Badly Place PokéStops and Gyms
Anywhere from strip clubs to old churches have been marked as PokéStops, and this has people walking into police stations in pursuit of Pokémon. In fact, the police in Darwin, Australia have put a plea that tells Pokémon GO players they do not need to enter the police station to gather PokéBalls. Another man's private home has been marked as a Pokémon Gym. This has lead to strangers wander around his garden to train their Pokémon and have blocked his driveway several times. The man is being a good sport about it, tweeting, "Living in an old church means many things. Today it means my house is a Pokémon Gym. This should be fascinating." However, his good outlook doesn't change the fact you can't go wandering on to private property to play a game.

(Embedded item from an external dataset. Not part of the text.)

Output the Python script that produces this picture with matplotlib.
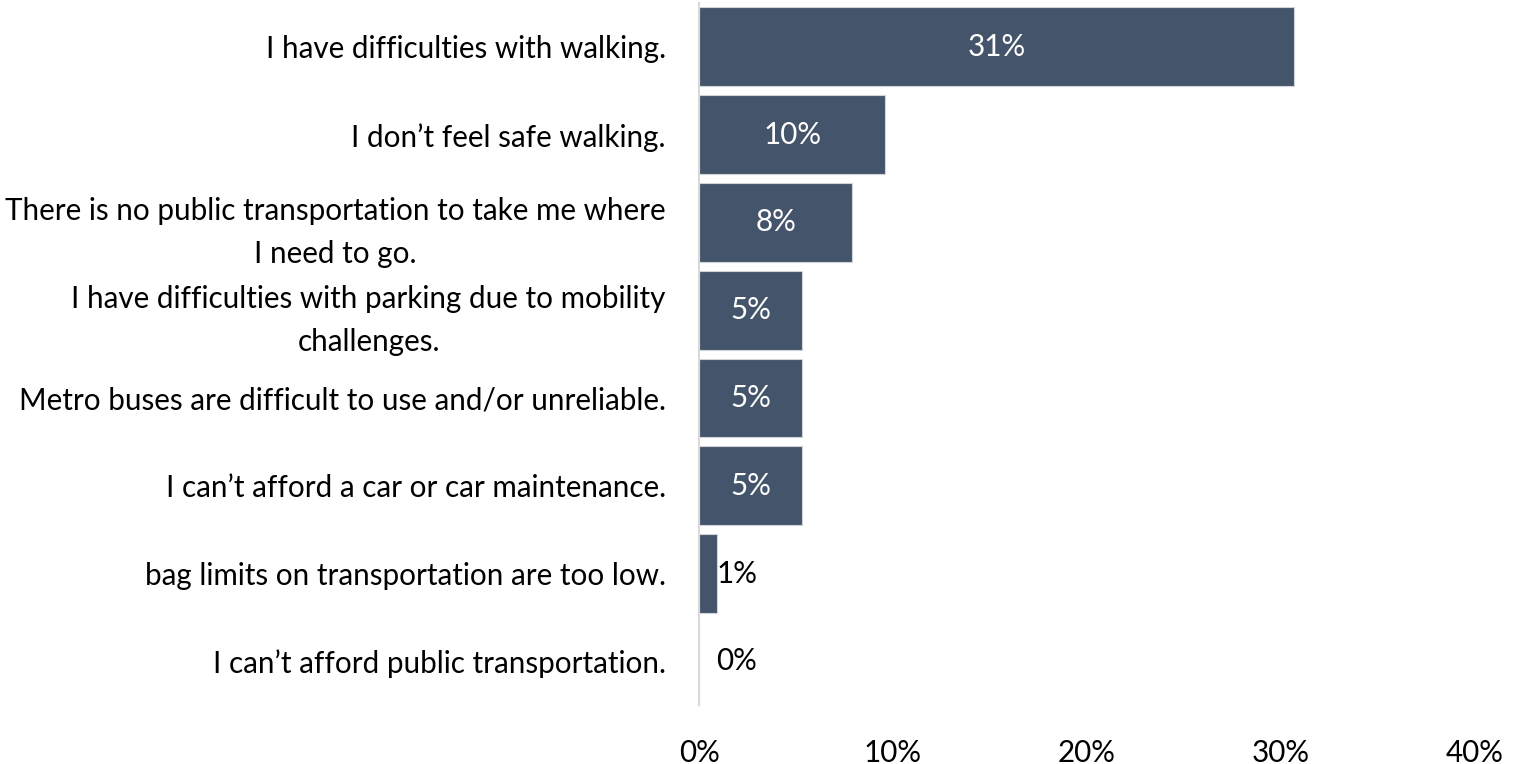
import matplotlib.pyplot as plt
from matplotlib.ticker import PercentFormatter

# Categories (top to bottom) and shares
categories = [
    'I have difficulties with walking.',
    'I don\u2019t feel safe walking.',
    'There is no public transportation to take me where\nI need to go.',
    'I have difficulties with parking due to mobility\nchallenges.',
    'Metro buses are difficult to use and/or unreliable.',
    'I can\u2019t afford a car or car maintenance.',
    'bag limits on transportation are too low.',
    'I can\u2019t afford public transportation.',
]
values = [0.307, 0.096, 0.079, 0.053, 0.053, 0.053, 0.009, 0.0]
labels = ['31%', '10%', '8%', '5%', '5%', '5%', '1%', '0%']

plt.rcParams['font.family'] = ['Lato', 'DejaVu Sans']
fs = 21.3

fig = plt.figure(figsize=(15.2, 7.64), dpi=100)
ax = fig.add_axes([0.46, 0.077, 0.51, 0.919])

y = list(range(len(categories)))
ax.barh(y, values, height=0.9, color='#44546A', edgecolor='#D0D5DC', linewidth=0.8)

# Data labels: centered white inside large bars, black outside small ones
for yi, v, lab in zip(y, values, labels):
    if v > 0.03:
        ax.text(v / 2, yi, lab, ha='center', va='center', color='white', fontsize=fs)
    else:
        ax.text(max(v, 0.0085), yi, lab, ha='left', va='center', color='black', fontsize=fs)

ax.set_yticks(y)
ax.set_yticklabels(categories, fontsize=fs, multialignment='center', linespacing=1.65)
ax.set_ylim(len(categories) - 0.5, -0.5)
ax.set_xlim(0, 0.4)
ax.set_xticks([0, 0.1, 0.2, 0.3, 0.4])
ax.xaxis.set_major_formatter(PercentFormatter(1.0, decimals=0))
ax.tick_params(axis='x', labelsize=fs, length=0, pad=24)
ax.tick_params(axis='y', length=0, pad=24)

for side in ['top', 'right', 'bottom']:
    ax.spines[side].set_visible(False)
ax.spines['left'].set_color('#D9D9D9')
ax.spines['left'].set_linewidth(1.5)

fig.savefig('out.png', dpi=100)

Body Found Playing Pokémon GO
A 19-year woman from Riverton, Wyoming stumbled upon a dead body in a river while trying to find a water Pokémon. While the police suspect the cause of death to be drowning, this incident proves that players need to use caution when using Pokémon GO. Wandering into unfamiliar territory can result in far worse dangers.
Gameplay & Bugs
Upon launch, many users noticed issues with server speeds and unreliable data, especially in highly populated areas. Many users still experience bugs, though the company is working on fixing them and the problems definitely did not stop thousands from getting out to enjoy the game over the weekend. Despite the safety concerns surrounding the game, Pokémon GO has gotten a lot of people outside and exercising and has been bringing gamers face-to-face for Pokémon battles and to catch the monsters together. The Pokémon Company International, along with Niantic, said, "We encourage all people playing Pokémon GO to be aware of their surroundings and to play with friends when going to new or unfamiliar places. Please remember to be safe and alert at all times." And, in this case, it seems a little common sense and attention to where you're walking can help keep this smash-hit app fun for everyone.